FCA Warns U.K. Investors of Elaborate Cryptocurrency Scams Involving Prestigious London Addresses
The U.K. Financial Conduct Authority (FCA) has warned local investors to be wary of elaborate cryptocurrency scams, some of which claim prestigious physical addresses in London.
Details of the Cryptocurrency Schemes
In an official release by the FCA on Friday (August 17, 2018), the financial watchdog describes several ways fraudulent cryptocurrency schemes are carried out. One of the methods includes the use of social media platforms.
Crypto fraudsters use the images of celebrities or well-known individuals to advertise on social media to promote crypto investments. The ads then link to slick-looking websites where users are coaxed into making investments with the firm using digital or traditional currencies. Most times, these fraudulent firms are based outside the U.K.; however, some claim to be based out of prestigious London addresses in order to lure investors.
The financial regulatory body further said,
“Scam firms can manipulate software to distort prices and investment returns. They may scam people into buying non-existent cryptocurrencies. They are also known to suddenly close consumers’ online accounts and refuse to transfer the funds to them or ask for more money before the funds can be transferred.”

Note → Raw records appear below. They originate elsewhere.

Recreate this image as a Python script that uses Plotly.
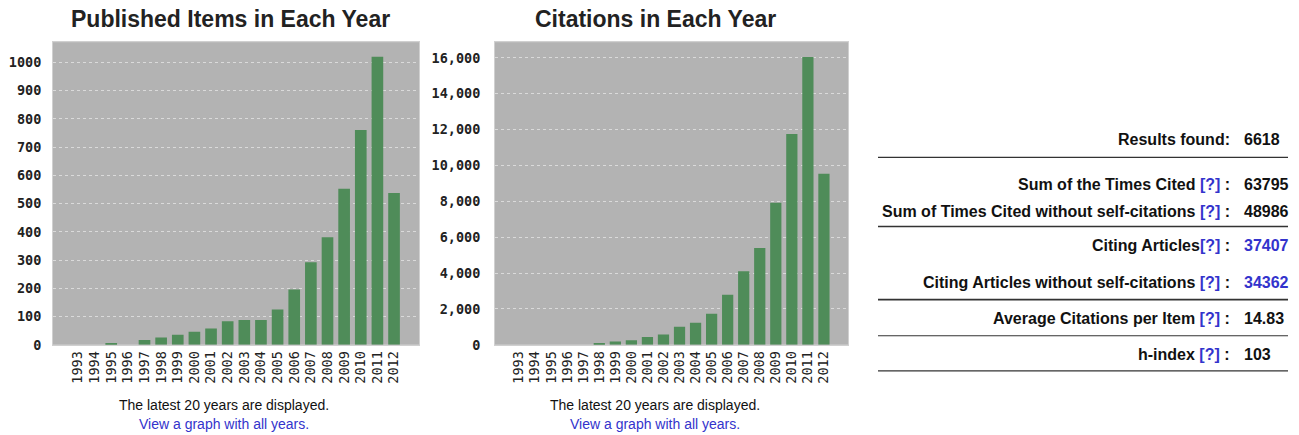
import plotly.graph_objects as go

W, H = 1299, 435
FIG_H = 444  # page is shown slightly compressed vertically; compensate

years = [str(y) for y in range(1993, 2013)]
published = [0, 0, 5, 0, 17, 26, 36, 46, 58, 83, 88, 88, 125, 196, 292, 381, 553, 761, 1020, 538]
citations = [0, 0, 0, 0, 0, 90, 186, 260, 428, 577, 1006, 1229, 1732, 2793, 4097, 5400, 7914, 11750, 16052, 9534]

chart_titles = ["Published Items in Each Year", "Citations in Each Year"]
note_text = "The latest 20 years are displayed."
link_text = "View a graph with all years."

stat_labels = ["Results found:", "Sum of the Times Cited [?] :",
               "Sum of Times Cited without self-citations [?] :",
               "Citing Articles[?] :", "Citing Articles without self-citations [?] :",
               "Average Citations per Item [?] :", "h-index [?] :"]
stat_values = ["6618", "63795", "48986", "37407", "34362", "14.83", "103"]
stat_value_colors = ["#111", "#111", "#111", "#3333cc", "#3333cc", "#111", "#111"]

def px(x):
    return x / W

def py(y):
    return 1 - y / H

BAR = "#4f8c59"
BG = "#b3b3b3"

fig = go.Figure()
fig.add_trace(go.Bar(x=years, y=published, marker=dict(color=BAR, line=dict(width=0)),
                     width=0.7, xaxis="x", yaxis="y", showlegend=False))
fig.add_trace(go.Bar(x=years, y=citations, marker=dict(color=BAR, line=dict(width=0)),
                     width=0.7, xaxis="x2", yaxis="y2", showlegend=False))

xcommon = dict(type="category", tickangle=-90, showgrid=False, ticks="", range=[-1.5, 20.5],
               tickmode="array", tickvals=years, ticktext=years,
               tickfont=dict(family="DejaVu Sans Mono", size=13.5, color="#222"),
               showline=True, linecolor="#d0d0d0", mirror=True, fixedrange=True)
ycommon = dict(showgrid=True, gridcolor="#dadada", griddash="dot", gridwidth=1, zeroline=False,
               tickfont=dict(family="DejaVu Sans Mono", size=13.5, color="#222", weight="bold"),
               showline=True, linecolor="#d0d0d0", mirror=True, ticks="", fixedrange=True)

fig.update_layout(
    width=W, height=FIG_H, margin=dict(l=0, r=0, t=0, b=0),
    paper_bgcolor="white", plot_bgcolor=BG, bargap=0.3,
    xaxis=dict(xcommon, domain=[px(53), px(419)], anchor="y"),
    yaxis=dict(ycommon, domain=[py(344), py(42)], range=[0, 1072], dtick=100, anchor="x",
               ticklabelstandoff=8),
    xaxis2=dict(xcommon, domain=[px(495), px(848)], anchor="y2"),
    yaxis2=dict(ycommon, domain=[py(344), py(42)], range=[0, 16877], dtick=2000,
                tickformat=",d", anchor="x2", ticklabelstandoff=11),
)

anns = []
for title, cx in zip(chart_titles, [230, 655]):
    anns.append(dict(text=title, x=px(cx), y=py(19), xref="paper", yref="paper",
                     showarrow=False, xanchor="center", yanchor="middle",
                     font=dict(family="Liberation Sans", size=23, color="#222", weight="bold")))
for cx in [224, 655]:
    anns.append(dict(text=note_text, x=px(cx), y=py(404), xref="paper", yref="paper",
                     showarrow=False, xanchor="center", yanchor="middle",
                     font=dict(family="Liberation Sans", size=14, color="#111")))
    anns.append(dict(text=link_text, x=px(cx), y=py(423), xref="paper", yref="paper",
                     showarrow=False, xanchor="center", yanchor="middle",
                     font=dict(family="Liberation Sans", size=14, color="#3333cc")))

row_y = [139, 184, 211, 245, 282, 318, 354]
for lab, val, vc, ry in zip(stat_labels, stat_values, stat_value_colors, row_y):
    lab_html = lab.replace("[?]", '<span style="color:#3333cc">[?]</span>')
    anns.append(dict(text=lab_html, x=px(1232), y=py(ry), xref="paper", yref="paper",
                     showarrow=False, xanchor="right", yanchor="middle",
                     font=dict(family="Liberation Sans", size=16, color="#111", weight="bold")))
    anns.append(dict(text=val, x=px(1242), y=py(ry), xref="paper", yref="paper",
                     showarrow=False, xanchor="left", yanchor="middle",
                     font=dict(family="Liberation Sans", size=16, color=vc, weight="bold")))

shapes = []
for ly, lw in [(157, 1.2), (226, 1.6), (299, 1.8), (335, 1.2), (370, 1.2)]:
    shapes.append(dict(type="line", xref="paper", yref="paper", x0=px(878), x1=px(1288),
                       y0=py(ly), y1=py(ly), line=dict(color="#333", width=lw)))

fig.update_layout(annotations=anns, shapes=shapes)
fig.write_html("out.html", config={"displayModeBar": False},
               post_script=("document.documentElement.style.margin='0';"
                            "document.documentElement.style.overflow='hidden';"
                            "document.body.style.margin='0';document.body.style.padding='0';"
                            "document.body.style.overflow='hidden';"))
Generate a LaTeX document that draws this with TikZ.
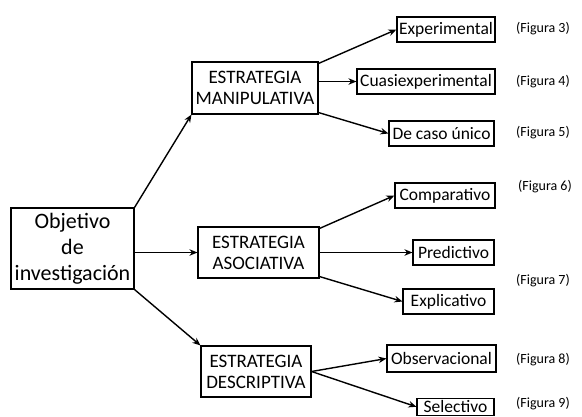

The FCA’s hands are tied, as cryptocurrencies are not regulated in the U.K. presently. This means that crypto trading and digital currency exchanges fall outside its regulatory remit. But firms that sell regulated investments with an underlying cryptocurrency element may need to seek authorization from the FCA. The regulatory body has formerly warned consumers on the risks of investing in cryptocurrency Contracts For Difference (CFDs) and ICOs.
FCA Issues Guidelines for Cryptocurrency Investment Safety
The FCA has warned U.K. citizens to be wary of advertisements that appear online and on social media. These adverts make dubious promises of high returns on cryptocurrency investments or cryptocurrency-related products. The regulatory body is also advising consumers to conduct thorough research on the products advertised and the firms behind them. Most firms aren’t authorized by the FCA, and consumers investing in these firms do so at their own risk.
According to the FCA, the government body does not regulate digital currencies, but they do regulate certain cryptocurrency derivatives. These include futures contracts, CFDs and options. Any firm selling or advertising these products in the U.K. must be registered with the FCA. The names of such firms and their directors should be checked online, and consumers should be wary when they are presented with “juicy offers.”
The regulatory body reiterated that cryptocurrencies and consumers’ investments in them are unprotected by the UK’s Financial Services Compensation Scheme. The body, however, asked affected investors to contact it through a consumer helpline or the reporting form.